Monday, July 13, 2009

The Paradox of Being Yourself

UG often used to say that you don't have to be anything and that being yourself is the simplest thing you can do. Unfortunately, being yourself may not be as simple as it sounds.

‘Being yourself’ is contrasted with trying to be (or become) someone other than yourself. If, for instance, you think you are inferior than someone else, or you feel inadequate or are afraid, in being yourself (trying to be yourself) you don’t change what you are into something which you are not, namely superior, adequate or not fearful.

Part of being someone or something other than what you are at the moment includes not being elsewhere at anytime.

You accept your lot, whatever it is. Shall we say you remain content.

Man’s condition is such that he or she cannot just be (or be anything) without being aware of that condition. But the problem with being yourself is that the mere awareness of what you are implies a judgement about yourself or your condition and in that very act of judging is imbedded an attempt to transcend it, to be something else or someone else -- at any rate, an attempt to be rid of the problem and thereby improve one’s condition.
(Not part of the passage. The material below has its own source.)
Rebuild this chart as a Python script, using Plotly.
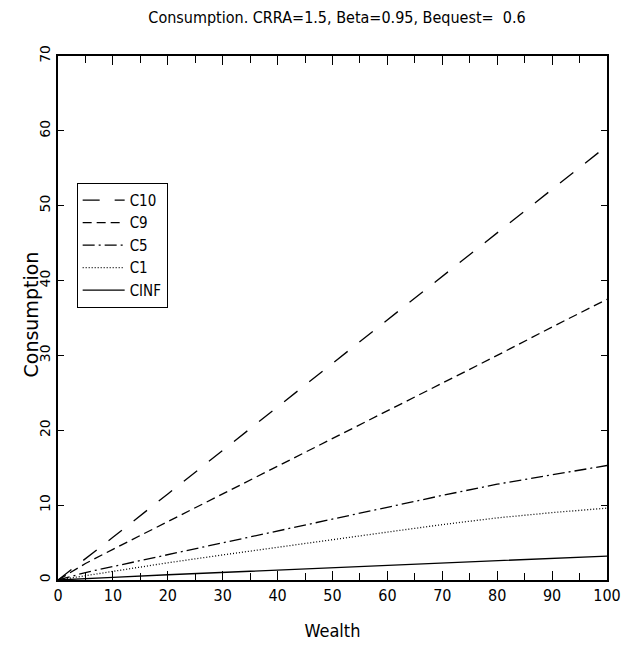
import plotly.graph_objects as go

wealth = [0, 5, 10, 20, 30, 40, 50, 60, 70, 80, 90, 100]
c10 = [0, 2.8, 5.7, 11.5, 17.3, 23.1, 28.9, 34.7, 40.5, 46.3, 52.1, 58.0]
c9 = [0, 2.2, 4.1, 7.8, 11.4, 15.1, 18.8, 22.5, 26.3, 30.0, 33.8, 37.5]
c5 = [0, 1.0, 1.8, 3.4, 5.0, 6.5, 8.1, 9.7, 11.3, 12.8, 14.1, 15.3]
c1 = [0, 0.6, 1.2, 2.3, 3.35, 4.4, 5.4, 6.4, 7.4, 8.3, 9.0, 9.6]
cinf = [0, 0.2, 0.35, 0.7, 1.0, 1.35, 1.65, 1.95, 2.3, 2.6, 2.9, 3.2]

series = [
    ("C10", c10, "17px,15px"),
    ("C9", c9, "9px,5px"),
    ("C5", c5, "12px,4px,2px,4px"),
    ("C1", c1, "1px,2px"),
    ("CINF", cinf, "solid"),
]

narrow = "DejaVu Sans Condensed, Liberation Sans Narrow, sans-serif"
wide = "DejaVu Sans, Verdana, sans-serif"

fig = go.Figure()
for name, ys, dash in series:
    fig.add_trace(go.Scatter(x=wealth, y=ys, mode="lines", name=name,
                             line=dict(color="black", width=1.3, dash=dash)))

fig.update_layout(
    width=629, height=646,
    margin=dict(l=50, r=30, t=48, b=74, autoexpand=False),
    paper_bgcolor="white", plot_bgcolor="white",
    title=dict(text="Consumption. CRRA=1.5, Beta=0.95, Bequest=  0.6",
               x=(337 - 8) / 629, xanchor="center", y=1 - (17 - 8) / 646,
               yanchor="middle",
               font=dict(family=narrow, size=16, color="black")),
    showlegend=True,
    legend=dict(x=0.034, y=0.758, xanchor="left", yanchor="top",
                bordercolor="black", borderwidth=1, bgcolor="white",
                font=dict(family=narrow, size=15, color="black"),
                tracegroupgap=0, itemwidth=42),
    annotations=[dict(text="Consumption", textangle=-90, xref="paper", yref="paper",
                      x=(30 - 58) / 549, y=(580 - 314.5) / 524,
                      xanchor="center", yanchor="middle", showarrow=False,
                      font=dict(family=wide, size=19, color="black"))],
)
fig.update_xaxes(
    range=[0, 100], tickvals=[0, 10, 20, 30, 40, 50, 60, 70, 80, 90, 100],
    ticks="inside", ticklen=9, tickwidth=1, tickcolor="black",
    minor=dict(tickvals=[5, 15, 25, 35, 45, 55, 65, 75, 85, 95], ticks="inside",
               ticklen=7, tickcolor="black", tickwidth=1),
    showline=True, linecolor="black", linewidth=2, mirror="ticks",
    showgrid=False, zeroline=False, automargin=False,
    tickfont=dict(family=narrow, size=16, color="black"),
    title=dict(text="Wealth", font=dict(family=narrow, size=18, color="black"),
               standoff=20),
)
fig.update_yaxes(
    range=[0, 70], tickvals=[0, 10, 20, 30, 40, 50, 60, 70],
    ticks="inside", ticklen=6, tickwidth=1, tickcolor="black",
    showline=True, linecolor="black", linewidth=2, mirror="ticks",
    showgrid=False, zeroline=False, tickangle=-90, automargin=False,
    tickfont=dict(family=wide, size=14, color="black"),
)
fig.write_html("out.html")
Unless you include these various attempts to be other than yourself (or be elsewhere) to be part of yourself, the notion of ‘being yourself’ is a contradictory notion; or at least it seems so; for to be yourself must necessarily bring an awareness of one’s self and that awareness is automatically also an attempt to become someone or something other than yourself, that is not being yourself. In that case ‘to be yourself’ paradoxically means ‘not to be yourself’. Or you could say, that ‘not being yourself’ is what constitutes ‘being yourself.’

When you are so aware, and also become aware of your attempt to transcend your condition, you can try to be what you are by telling yourself that there is no point in changing your condition, that there is nothing wrong with it, or that no solution to a problem has been shown to succeed, and so on. This telling yourself might help you succeed in returning to yourself momentarily. One could say then that one has learned to accept oneself or learned to be content with what one is.
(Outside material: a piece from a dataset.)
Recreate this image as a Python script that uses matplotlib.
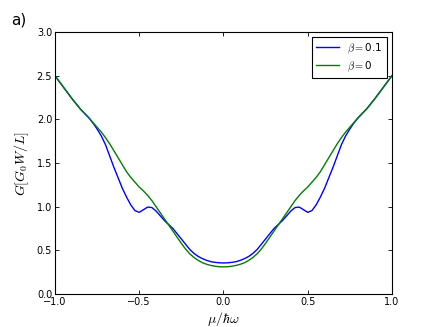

But the mind is a comparative instrument. It not only is aware but it also compares -- the awareness and the judgment that comes with it are comparative. The comparative judgment has to bring in (no matter how much one tells oneself otherwise) a process of becoming something other than oneself or be in some other condition (that may only be as a fantasy or daydream).
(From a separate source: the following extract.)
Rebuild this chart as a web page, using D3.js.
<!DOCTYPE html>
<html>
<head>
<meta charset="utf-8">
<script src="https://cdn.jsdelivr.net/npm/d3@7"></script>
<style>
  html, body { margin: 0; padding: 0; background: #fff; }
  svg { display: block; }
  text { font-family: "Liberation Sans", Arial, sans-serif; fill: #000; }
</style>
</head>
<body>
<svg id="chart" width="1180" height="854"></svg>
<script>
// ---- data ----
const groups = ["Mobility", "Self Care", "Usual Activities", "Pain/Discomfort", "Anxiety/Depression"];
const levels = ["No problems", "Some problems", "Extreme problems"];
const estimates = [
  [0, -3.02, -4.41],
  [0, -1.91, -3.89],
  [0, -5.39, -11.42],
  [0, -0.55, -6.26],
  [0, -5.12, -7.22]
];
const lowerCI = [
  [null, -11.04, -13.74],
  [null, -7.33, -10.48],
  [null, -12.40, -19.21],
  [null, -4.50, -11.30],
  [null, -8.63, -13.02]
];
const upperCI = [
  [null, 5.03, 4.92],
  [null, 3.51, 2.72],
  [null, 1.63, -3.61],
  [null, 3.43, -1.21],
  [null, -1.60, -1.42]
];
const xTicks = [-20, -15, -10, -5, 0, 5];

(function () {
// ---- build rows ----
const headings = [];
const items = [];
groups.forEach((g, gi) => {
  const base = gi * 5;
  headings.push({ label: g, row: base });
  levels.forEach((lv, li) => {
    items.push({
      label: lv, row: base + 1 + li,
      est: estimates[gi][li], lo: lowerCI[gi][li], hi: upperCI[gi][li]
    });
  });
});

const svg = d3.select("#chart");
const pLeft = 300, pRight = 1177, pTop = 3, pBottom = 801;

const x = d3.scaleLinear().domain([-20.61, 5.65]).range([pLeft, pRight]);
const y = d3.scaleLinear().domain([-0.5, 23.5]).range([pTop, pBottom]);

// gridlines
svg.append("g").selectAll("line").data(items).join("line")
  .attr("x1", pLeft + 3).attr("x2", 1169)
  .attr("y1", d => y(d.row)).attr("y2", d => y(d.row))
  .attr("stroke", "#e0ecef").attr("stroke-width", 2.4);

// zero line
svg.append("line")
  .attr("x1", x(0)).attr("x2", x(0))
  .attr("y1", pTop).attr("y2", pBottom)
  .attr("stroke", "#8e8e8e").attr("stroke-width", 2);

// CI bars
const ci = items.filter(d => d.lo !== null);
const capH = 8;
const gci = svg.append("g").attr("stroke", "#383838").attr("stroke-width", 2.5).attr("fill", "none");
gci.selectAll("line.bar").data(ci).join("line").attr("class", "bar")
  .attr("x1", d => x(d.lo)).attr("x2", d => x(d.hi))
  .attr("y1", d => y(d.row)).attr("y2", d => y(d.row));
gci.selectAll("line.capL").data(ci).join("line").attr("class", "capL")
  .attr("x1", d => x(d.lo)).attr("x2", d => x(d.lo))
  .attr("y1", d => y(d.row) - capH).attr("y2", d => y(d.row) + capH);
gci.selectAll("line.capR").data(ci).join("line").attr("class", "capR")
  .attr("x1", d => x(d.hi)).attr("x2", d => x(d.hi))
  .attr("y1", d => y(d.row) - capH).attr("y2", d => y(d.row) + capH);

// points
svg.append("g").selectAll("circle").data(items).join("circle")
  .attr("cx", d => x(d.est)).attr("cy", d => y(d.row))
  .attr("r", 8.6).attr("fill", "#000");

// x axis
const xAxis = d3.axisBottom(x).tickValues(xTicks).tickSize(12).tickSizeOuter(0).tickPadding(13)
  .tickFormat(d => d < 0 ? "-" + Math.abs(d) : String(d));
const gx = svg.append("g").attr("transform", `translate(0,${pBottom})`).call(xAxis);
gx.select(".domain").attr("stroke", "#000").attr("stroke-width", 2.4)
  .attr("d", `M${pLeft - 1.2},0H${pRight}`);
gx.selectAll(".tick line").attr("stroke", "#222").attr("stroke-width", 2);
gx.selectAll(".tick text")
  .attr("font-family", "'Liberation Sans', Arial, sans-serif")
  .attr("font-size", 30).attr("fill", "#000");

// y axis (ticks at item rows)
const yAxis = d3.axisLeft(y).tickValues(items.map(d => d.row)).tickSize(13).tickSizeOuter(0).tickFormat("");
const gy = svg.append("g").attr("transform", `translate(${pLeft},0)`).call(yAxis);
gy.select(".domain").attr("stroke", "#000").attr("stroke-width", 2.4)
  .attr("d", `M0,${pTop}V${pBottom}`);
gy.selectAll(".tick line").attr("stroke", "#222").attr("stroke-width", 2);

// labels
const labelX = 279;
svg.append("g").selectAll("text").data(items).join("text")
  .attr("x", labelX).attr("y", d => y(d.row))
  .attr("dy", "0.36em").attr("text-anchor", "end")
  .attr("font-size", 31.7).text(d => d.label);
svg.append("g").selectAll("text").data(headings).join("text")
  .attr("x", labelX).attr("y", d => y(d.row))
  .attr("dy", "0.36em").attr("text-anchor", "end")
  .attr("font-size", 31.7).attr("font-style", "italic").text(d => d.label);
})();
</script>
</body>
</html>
Cutting the Gordian knot: This paradox, in my mind, can only be resolved by letting oneself be even in the state of becoming – you are aware of the process of becoming; and you just go through that without resistance to it. At some level or other you must come to terms with what you are – even if it be just to keep trying or keep becoming. When we are able to do so even at the most superficial level, then sooner or later, the acceptance or letting go will penetrate through layer after layer until you can accept your condition, fear, pain, guilt or whatever. Total acceptance has to involve surrendering, if you will, to the pain, fear or guilt. Then you are not yourself, because the self structure has been dissolved (at least relatively or momentarily) and you revert to mere consciousness or bodily awareness; you just are. So, in the final analysis, when we get through the structures of the self, ‘to be yourself’ means just ‘being,’ being without trying to become something else.